Ismail Haj Bakri
The slogan “Assad or We Burn the Country” was not merely a phrase that emerged during a moment of political violence. Rather, it was the most concise expression of a governing logic that had taken shape over decades—a logic that tied the survival of the state to the survival of the regime, stability to loyalty, and politics to fear. Within this framework, Syria was not governed as a public sphere for equal citizens, but as a space of continuous control, constantly reshaped whenever the interests of those in power required it.
Since the Ba’ath Party came to power in 1963, the question of the state in Syria was never presented as a national project, but rather as an instrument of control. Society was not viewed as a partner in producing legitimacy, but as a silent and homogeneous community whose loyalty was directed toward the leader and the ruling party. Citizenship was stripped of its substantive meaning and redefined as a privilege granted by the authorities. Within this equation, the state was built not on trust but on fear, producing not citizens but cautious individuals who understood the limits imposed upon them. Over time, influence and privileges were distributed according to proximity to power and informal affiliation with its networks.
When the Syrian uprising began in 2011, it did not create division within Syrian society; it revealed it. What surfaced was not a consequence of the revolution itself, but the result of years of political and social repression. As the authority of the central state weakened, the vacuum concealed by decades of security control became visible. In the absence of inclusive institutions, many Syrians turned to religious, regional, and tribal identities—not as alternative political projects, but as mechanisms of protection in the face of uncertainty. The problem was not the emergence of these identities in itself, but the absence of a comprehensive political project capable of managing them. Amid the limited role of cultural and intellectual elites, these affiliations became instruments that were exploited by local and regional actors, deepening Syria’s social and political fractures.
One of the most significant realities exposed by the Syrian conflict was the myth of the “homogeneous society” that the regime had promoted for decades. Such a society never truly existed; it was imposed through coercion. Once that coercive power weakened, the façade quickly collapsed. What remained was a diverse society lacking a social contract and institutions capable of managing difference. A state that relies on security control rather than legitimacy may postpone an explosion, but it cannot prevent it. When such a state falters, the resulting vacuum allows competing identities to struggle over what remains of authority.
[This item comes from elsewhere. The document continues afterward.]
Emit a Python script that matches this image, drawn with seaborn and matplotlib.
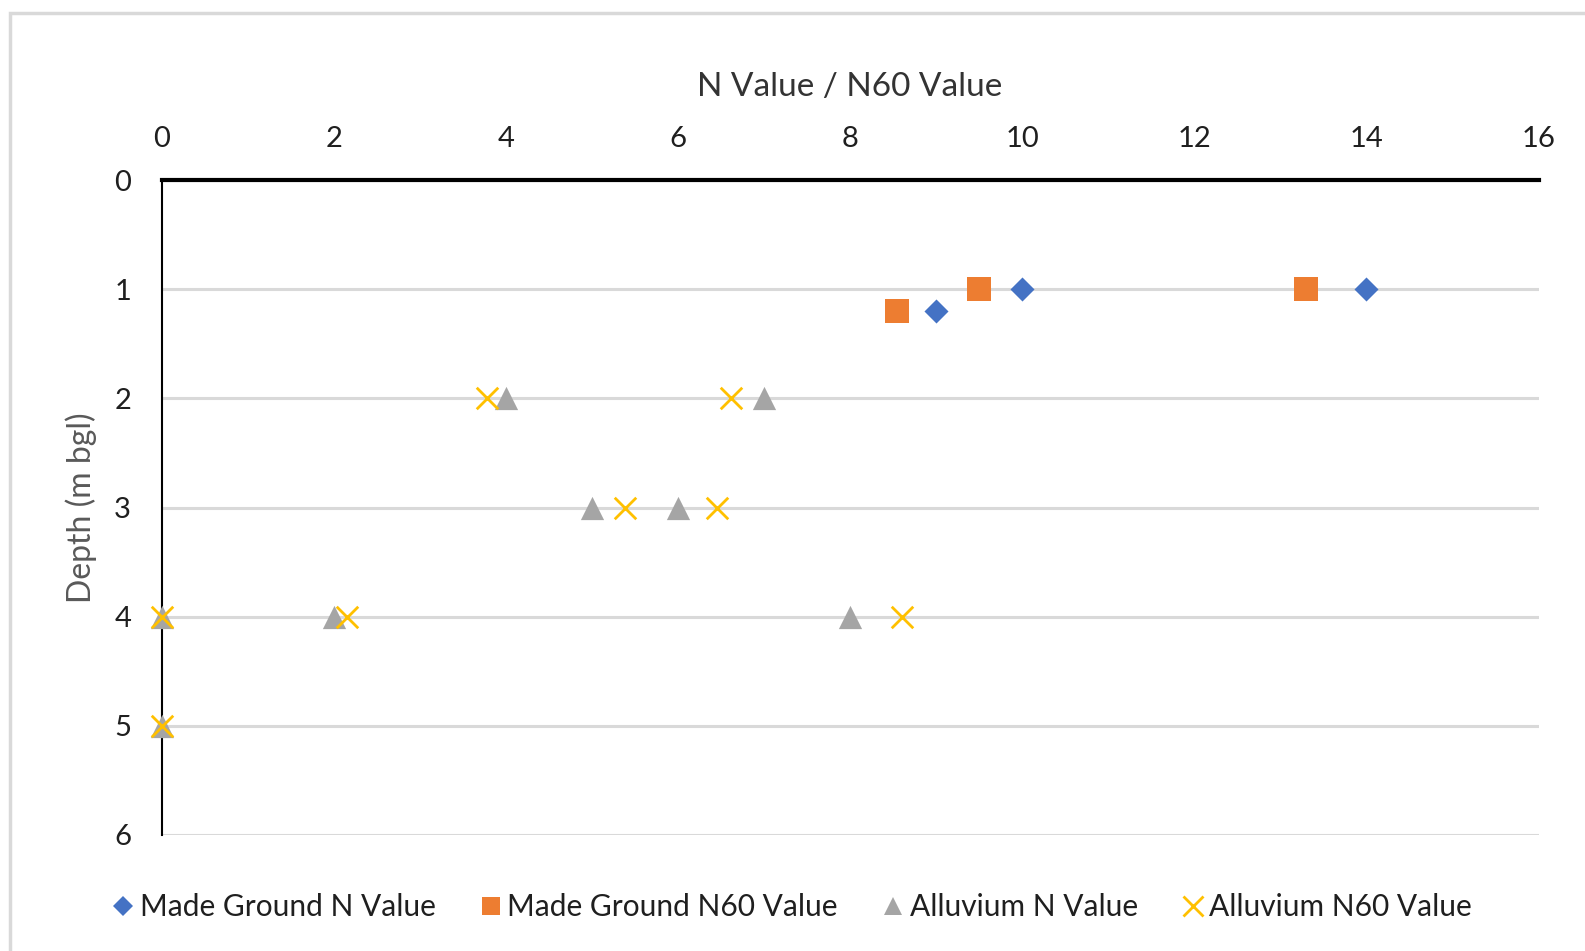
import matplotlib
matplotlib.use("Agg")
import matplotlib.pyplot as plt
from matplotlib.patches import Rectangle
from matplotlib.lines import Line2D
import seaborn as sns
import pandas as pd

# SPT results: blow counts against depth
mg_n_value = [10, 14, 9]
mg_n_depth = [1.0, 1.0, 1.2]
mg_n60_value = [9.5, 13.3, 8.55]
mg_n60_depth = [1.0, 1.0, 1.2]
al_n_value = [4, 7, 5, 6, 0, 2, 8, 0]
al_n_depth = [2, 2, 3, 3, 4, 4, 4, 5]
al_n60_value = [3.78, 6.62, 5.38, 6.45, 0, 2.15, 8.6, 0]
al_n60_depth = [2, 2, 3, 3, 4, 4, 4, 5]

series_names = ["Made Ground N Value", "Made Ground N60 Value",
                "Alluvium N Value", "Alluvium N60 Value"]
x_ticks = [0, 2, 4, 6, 8, 10, 12, 14, 16]
y_ticks = [0, 1, 2, 3, 4, 5, 6]

sns.set_theme(style="white")
plt.rcParams["font.family"] = ["Lato", "DejaVu Sans"]

frames = []
for name, xs, ys in zip(series_names,
                        [mg_n_value, mg_n60_value, al_n_value, al_n60_value],
                        [mg_n_depth, mg_n60_depth, al_n_depth, al_n60_depth]):
    frames.append(pd.DataFrame({"value": xs, "depth": ys, "series": name}))
df = pd.concat(frames, ignore_index=True)

colors = {"Made Ground N Value": "#4472C4",
          "Made Ground N60 Value": "#ED7D31",
          "Alluvium N Value": "#A5A5A5",
          "Alluvium N60 Value": "#FFC000"}
markers = {"Made Ground N Value": "D",
           "Made Ground N60 Value": "s",
           "Alluvium N Value": "^",
           "Alluvium N60 Value": "x"}
sizes = {"Made Ground N Value": 150,
         "Made Ground N60 Value": 280,
         "Alluvium N Value": 280,
         "Alluvium N60 Value": 240}

fig = plt.figure(figsize=(15.85, 9.51), dpi=100)
ax = fig.add_axes([0.102, 0.122, 0.8687, 0.6887])

for name in series_names:
    sub = df[df["series"] == name]
    kw = dict(linewidth=2) if markers[name] == "x" else dict(linewidth=0)
    sns.scatterplot(data=sub, x="value", y="depth", ax=ax, color=colors[name],
                    marker=markers[name], s=sizes[name], zorder=3,
                    legend=False, clip_on=False, **kw)

ax.set_xlim(0, 16)
ax.set_ylim(6, 0)
ax.set_xticks(x_ticks)
ax.set_yticks(y_ticks)
ax.xaxis.tick_top()
ax.xaxis.set_label_position("top")
ax.tick_params(axis="both", length=0, labelsize=21, colors="#1f1f1f")
ax.tick_params(axis="x", pad=20)
ax.tick_params(axis="y", pad=22)

ax.grid(axis="y", color="#D9D9D9", linewidth=2.2, zorder=0)
ax.grid(axis="x", visible=False)
ax.set_axisbelow(True)

for side in ["right", "bottom"]:
    ax.spines[side].set_visible(False)
ax.spines["top"].set_color("black")
ax.spines["top"].set_linewidth(3)
ax.spines["left"].set_color("black")
ax.spines["left"].set_linewidth(1.5)

ax.set_xlabel("N Value / N60 Value", fontsize=24, color="#333333", labelpad=22)
ax.set_ylabel("Depth (m bgl)", fontsize=23, color="#595959", labelpad=12)

handles = [Line2D([], [], linestyle="none", marker=markers[n],
                  color=colors[n], markersize=13 if markers[n] != "x" else 14,
                  markeredgewidth=2 if markers[n] == "x" else 0)
           for n in series_names]
handles[0].set_markersize(10)
fig.legend(handles, series_names, loc="center", ncol=4,
           bbox_to_anchor=(0.5, 0.046), frameon=False, fontsize=21.5,
           handlelength=0.7, handletextpad=0.2, columnspacing=1.5,
           labelcolor="#1f1f1f")

fig.patches.append(Rectangle((10 / 1585, -0.2), 1.5, 1.2 - 13 / 951,
                             transform=fig.transFigure, fill=False,
                             edgecolor="#D9D9D9", linewidth=2.5))

fig.savefig("out.png", dpi=100, facecolor="white")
The social contract in Syria was never built as an agreement between society and the state. Instead, it was imposed from above and was therefore inherently fragile. The relationship between ruler and ruled was not defined through mutual rights and responsibilities, but through obedience in exchange for protection. When this equation collapsed, society found itself without a unifying reference point. In this context, civil peace was often presented as a simple solution. Yet genuine social peace cannot be achieved through top-down decisions or symbolic committees. It is a long political and social process that begins with mutual recognition of suffering and requires a comprehensive national dialogue that includes all Syrian communities, especially those that experienced the greatest marginalization and harm throughout the conflict.